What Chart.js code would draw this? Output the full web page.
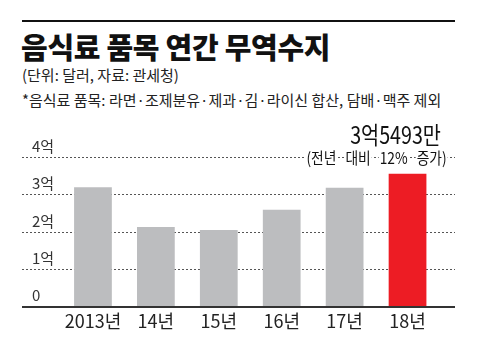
<!DOCTYPE html>
<html><head><meta charset="utf-8">
<script src="https://cdn.jsdelivr.net/npm/chart.js@4/dist/chart.umd.min.js"></script>
<style>
html,body{margin:0;padding:0;background:#fff;width:478px;height:358px;overflow:hidden}
#wrap{position:relative;width:478px;height:358px}
#rule{position:absolute;left:22px;top:20px;width:433px;height:2px;background:#111}
.t{position:absolute;white-space:nowrap;transform-origin:0 0;font-family:'Noto Sans CJK KR','Noto Sans',sans-serif;color:#111}
#title{left:21px;top:25px;font-size:29px;font-weight:900;transform:scaleX(1.0);letter-spacing:-0.3px}
#sub1{left:22px;top:64px;font-size:15px;color:#222;transform:scaleX(1.0)}
#sub2{left:22px;top:89px;font-size:15px;color:#222;transform:scaleX(1.0)}
canvas{position:absolute;left:0;top:0}
</style></head>
<body><div id="wrap">
<div id="rule"></div>
<div class="t" id="title">음식료 품목 연간 무역수지</div>
<div class="t" id="sub1">(단위: 달러, 자료: 관세청)</div>
<div class="t" id="sub2">*음식료 품목: 라면·조제분유·제과·김·라이신 합산, 담배·맥주 제외</div>
<canvas id="c" width="478" height="358"></canvas>
</div>
<script>
const categories = ['2013년','14년','15년','16년','17년','18년'];
const values = [3.19, 2.13, 2.05, 2.59, 3.18, 3.5493];
const yTicks = [0,1,2,3,4];
const yTickLabels = ['0','1억','2억','3억','4억'];
const annoMain = '3억5493만';
const annoSub = '(전년 대비 12% 증가)';

const FONT = "'Noto Sans CJK KR',sans-serif";

const gridPlugin = {
  id:'gridPlugin',
  beforeDatasetsDraw(chart){
    const ctx = chart.ctx, y = chart.scales.y;
    ctx.save();
    ctx.strokeStyle = '#555'; ctx.lineWidth = 1; ctx.setLineDash([2,2]);
    yTicks.forEach(v=>{
      if(v===0) return;
      const py = Math.round(y.getPixelForValue(v))+0.5;
      ctx.beginPath(); ctx.moveTo(22,py); ctx.lineTo(455,py); ctx.stroke();
    });
    ctx.restore();
  },
  afterDatasetsDraw(chart){
    const ctx = chart.ctx, y = chart.scales.y;
    ctx.save();
    const py = y.getPixelForValue(0);
    ctx.fillStyle = '#333';
    ctx.fillRect(22, Math.round(py)-1, 433, 2);
    const meta = chart.getDatasetMeta(0);
    const bar = meta.data[meta.data.length-1];
    const cx = bar.x;
    // main annotation (condensed)
    ctx.save();
    ctx.translate(cx-12, 135);
    ctx.scale(0.82,1);
    ctx.textAlign='center'; ctx.textBaseline='middle';
    ctx.font = "24px " + FONT;
    ctx.fillStyle='#111';
    ctx.fillText(annoMain, 0, 0);
    ctx.restore();
    // sub annotation, words on white, gridline visible through spaces
    ctx.save();
    const gy = Math.round(y.getPixelForValue(4))+0.5;
    const sc = 0.86;
    ctx.font = "16px " + FONT;
    const words = annoSub.split(' ');
    const gap = 9;
    const widths = words.map(w=>ctx.measureText(w).width*sc);
    const total = widths.reduce((a,b)=>a+b,0) + gap*(words.length-1);
    let x = cx - 31 - total/2;
    ctx.textBaseline='middle'; ctx.textAlign='left';
    words.forEach((w,i)=>{
      ctx.fillStyle='#fff';
      ctx.fillRect(x-1, gy-10, widths[i]+2, 20);
      ctx.save();
      ctx.translate(x, gy);
      ctx.scale(sc,1);
      ctx.fillStyle='#111';
      ctx.fillText(w, 0, 0);
      ctx.restore();
      x += widths[i] + gap;
    });
    ctx.restore();
    ctx.restore();
  }
};

new Chart(document.getElementById('c'), {
  type:'bar',
  data:{labels:categories, datasets:[{data:values,
    backgroundColor: values.map((v,i)=> i===values.length-1 ? '#ed1c24' : '#bcbdbf'),
    barPercentage:0.6, categoryPercentage:1.0}]},
  options:{
    responsive:false, animation:false, devicePixelRatio:1,
    layout:{padding:{left:32,right:39,top:157,bottom:25.7}},
    plugins:{legend:{display:false},tooltip:{enabled:false}},
    scales:{
      x:{grid:{display:false,drawTicks:false},border:{display:false},
         afterFit(s){s.height=25.6;},
         ticks:{color:'#222',font:{family:FONT,size:18},padding:4}},
      y:{min:0,max:4,
         afterFit(s){s.width=29.5;},
         afterBuildTicks(s){s.ticks = yTicks.map(v=>({value:v}));},
         grid:{display:false,drawTicks:false},border:{display:false},
         ticks:{color:'#333',font:{family:FONT,size:15},crossAlign:'far',labelOffset:-11,padding:0,
           callback:(v)=>yTickLabels[yTicks.indexOf(v)]}}
    }
  },
  plugins:[gridPlugin]
});
</script>
</body></html>
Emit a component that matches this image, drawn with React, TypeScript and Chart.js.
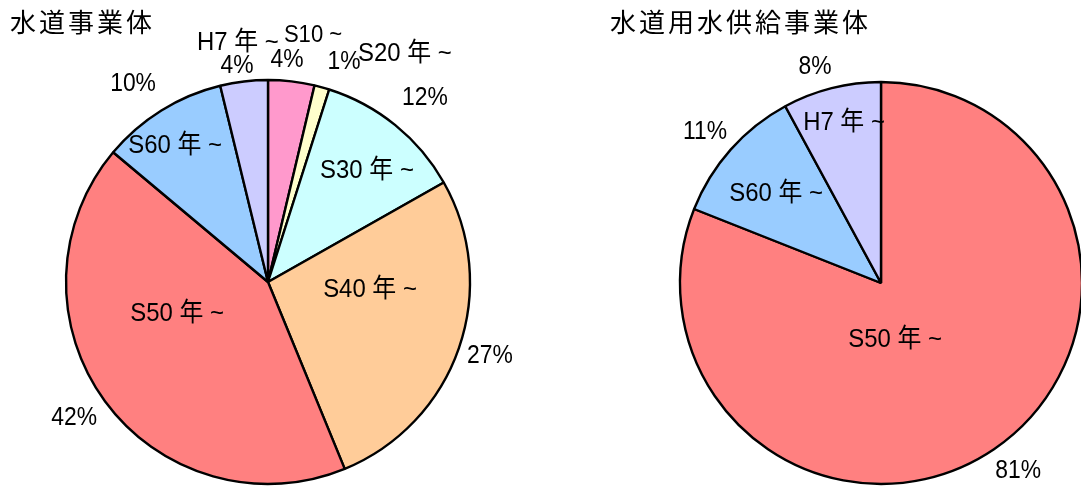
import React, { useEffect, useRef } from "react";
import { Chart, registerables } from "chart.js";

Chart.register(...registerables);

// ---- Data ----
const leftTitle = "水道事業体";
const leftCategories = ["S10 ~", "S20 年 ~", "S30 年 ~", "S40 年 ~", "S50 年 ~", "S60 年 ~", "H7 年 ~"];
const leftValues = [3.7, 1.2, 11.9, 27.0, 42.3, 10.1, 3.8];
const leftPercentLabels = ["4%", "1%", "12%", "27%", "42%", "10%", "4%"];
const leftColors = ["#FF99CC", "#FFFFCC", "#CCFFFF", "#FFCC99", "#FF8080", "#99CCFF", "#CCCCFF"];

const rightTitle = "水道用水供給事業体";
const rightCategories = ["S50 年 ~", "S60 年 ~", "H7 年 ~"];
const rightValues = [81.0, 11.1, 7.9];
const rightPercentLabels = ["81%", "11%", "8%"];
const rightColors = ["#FF8080", "#99CCFF", "#CCCCFF"];

// label placement: offsets from pie centre in units of radius
const leftNamePos = [[0.223, -1.223], [0.678, -1.129], [0.49, -0.55], [0.505, 0.04], [-0.45, 0.158], [-0.46, -0.673], [-0.149, -1.183]];
const leftPctPos = [[0.094, -1.099], [0.376, -1.089], [0.777, -0.911], [1.099, 0.366], [-0.96, 0.673], [-0.668, -0.98], [-0.153, -1.069]];
const leftNameSizes = [24, 26, 26, 26, 26, 26, 26];
const rightNamePos = [[0.07, 0.284], [-0.522, -0.443], [-0.184, -0.796]];
const rightPctPos = [[0.682, 0.935], [-0.876, -0.751], [-0.328, -1.075]];
const rightNameSizes = [26, 26, 26];

const FONT_FAMILY = '"Liberation Sans", Arial, "Noto Sans CJK JP", sans-serif';
const TITLE_FONT = '26px "Noto Sans CJK JP", sans-serif';
const NAME_SX = 0.92;
const PCT_SX = 0.88;

function drawText(ctx: CanvasRenderingContext2D, text: string, x: number, y: number, sx: number) {
  ctx.save();
  ctx.translate(x, y);
  ctx.scale(sx, 1);
  ctx.fillText(text, 0, 0);
  ctx.restore();
}

function makeLabelPlugin(title: string, titleX: number, names: string[], pcts: string[], namePos: number[][], pctPos: number[][], nameSizes: number[]) {
  return {
    id: "customLabels",
    afterDraw(chart: any) {
      const ctx: CanvasRenderingContext2D = chart.ctx;
      const meta = chart.getDatasetMeta(0);
      ctx.save();
      ctx.fillStyle = "#000";
      ctx.textAlign = "center";
      ctx.textBaseline = "middle";
      meta.data.forEach((arc: any, i: number) => {
        const r = arc.outerRadius;
        const cx = arc.x;
        const cy = arc.y;
        ctx.font = `${nameSizes[i]}px ${FONT_FAMILY}`;
        drawText(ctx, names[i], cx + namePos[i][0] * r, cy + namePos[i][1] * r, NAME_SX);
        ctx.font = `26px ${FONT_FAMILY}`;
        drawText(ctx, pcts[i], cx + pctPos[i][0] * r, cy + pctPos[i][1] * r, PCT_SX);
      });
      ctx.font = TITLE_FONT;
      ctx.textAlign = "left";
      (ctx as any).letterSpacing = "3px";
      ctx.fillText(title, titleX, 22);
      ctx.restore();
    },
  };
}

function PieCanvas(props: {
  width: number; height: number; left: number;
  values: number[]; colors: string[]; categories: string[]; pcts: string[];
  namePos: number[][]; pctPos: number[][]; nameSizes: number[]; radius: number;
  padding: { top: number; bottom: number; left: number; right: number };
  title: string; titleX: number;
}) {
  const ref = useRef<HTMLCanvasElement | null>(null);
  useEffect(() => {
    if (!ref.current) return;
    const chart = new Chart(ref.current, {
      type: "pie",
      data: {
        labels: props.categories,
        datasets: [
          {
            data: props.values,
            backgroundColor: props.colors,
            borderColor: "#000",
            borderWidth: 2.4,
            clip: false as any,
          } as any,
        ],
      },
      options: {
        responsive: false,
        animation: false,
        radius: props.radius,
        layout: { padding: props.padding },
        plugins: { legend: { display: false }, tooltip: { enabled: false }, title: { display: false } },
      } as any,
      plugins: [makeLabelPlugin(props.title, props.titleX, props.categories, props.pcts, props.namePos, props.pctPos, props.nameSizes)],
    });
    return () => chart.destroy();
  }, []);
  return (
    <canvas
      ref={ref}
      width={props.width}
      height={props.height}
      style={{ position: "absolute", left: props.left, top: 0, width: props.width, height: props.height }}
    />
  );
}

export default function App() {
  return (
    <div style={{ position: "fixed", left: 0, top: 0, width: 1081, height: 494, overflow: "hidden", background: "#fff" }}>
      <PieCanvas
        width={540} height={494} left={0}
        values={leftValues} colors={leftColors} categories={leftCategories} pcts={leftPercentLabels}
        namePos={leftNamePos} pctPos={leftPctPos} nameSizes={leftNameSizes} radius={202}
        padding={{ top: 80, bottom: 10, left: 0, right: 4 }}
        title={leftTitle} titleX={10}
      />
      <PieCanvas
        width={650} height={494} left={560}
        values={rightValues} colors={rightColors} categories={rightCategories} pcts={rightPercentLabels}
        namePos={rightNamePos} pctPos={rightPctPos} nameSizes={rightNameSizes} radius={201}
        padding={{ top: 80, bottom: 8, left: 0, right: 8 }}
        title={rightTitle} titleX={50}
      />
    </div>
  );
}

⁂

Objective: Exactly as they appear, write out the lines from the one containing "Emit a component" down to the one containing "Chart.register(...registerables);", both included. Pictures are left out.

Completed exercise:
Emit a component that matches this image, drawn with React, TypeScript and Chart.js.
import React, { useEffect, useRef } from "react";
import { Chart, registerables } from "chart.js";

Chart.register(...registerables);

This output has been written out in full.